AT&T’s LTE-Advanced upgrade is ready to go, making faster speeds and capacity that come with network features like carrier aggregation a reality in the near future.
“Our LTE-Advanced is now ready and so what that means for us is that our network is now ready to do carrier aggregation, which is the capability to take spectrum that is not contiguous and have that operated as if it were contiguous block of spectrum,” said AT&T’s John Donovan, Senior Executive Vice President of AT&T Technology and Network Operations during the Bank of America Merrill Lynch Media, Communications & Entertainment Conference Wednesday.
Dononvan also said that other features like self-optimizing network capabilities and a higher-order MiMo, at both the antenna and the tower levels, are in the pipeline.
Donovan declined to comment on when the carrier would have handsets capable of supporting LTE-Advanced.
According to Donovan, AT&T now has nearly 240 million people covered with LTE across 400 markets.
As AT&T pushes its “most reliable” network message recently it has had to endure push back from T-Mobile’s uncarrier drive. Donovan said that AT&T has made a concerted effort to get its employee base “load and proud” about what they do. But Donovan also admitted that even as AT&T improves its network there has been a “lag in perception” on the consumer side.
When asked about last week’s deal to commit to interoperability in the lower 700 MHz A Block, which AT&T had resisted, Donovan contended it wasn’t a matter of the company changing its mind.

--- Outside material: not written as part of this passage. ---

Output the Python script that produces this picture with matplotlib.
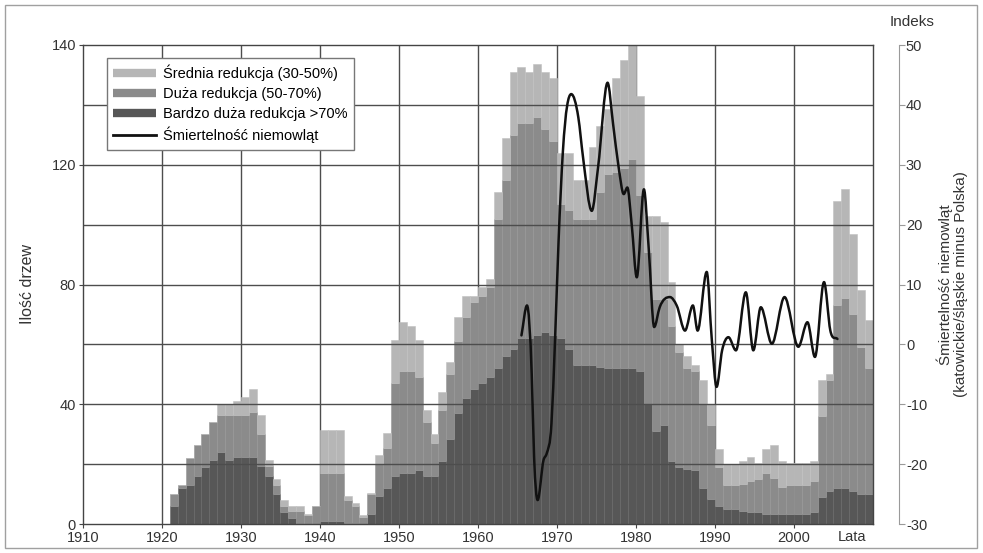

“We solved the problem, and so we broke through with an innovation,” Donovan said. “That was a vital breakthrough and that was great work by the partners at Qualcomm and you know our technical teams and our infrastructure guys with Ericsson and ALU to come up with a solution that was not a political compromise, but it made political compromise possible because we have the technology that afford us to do.”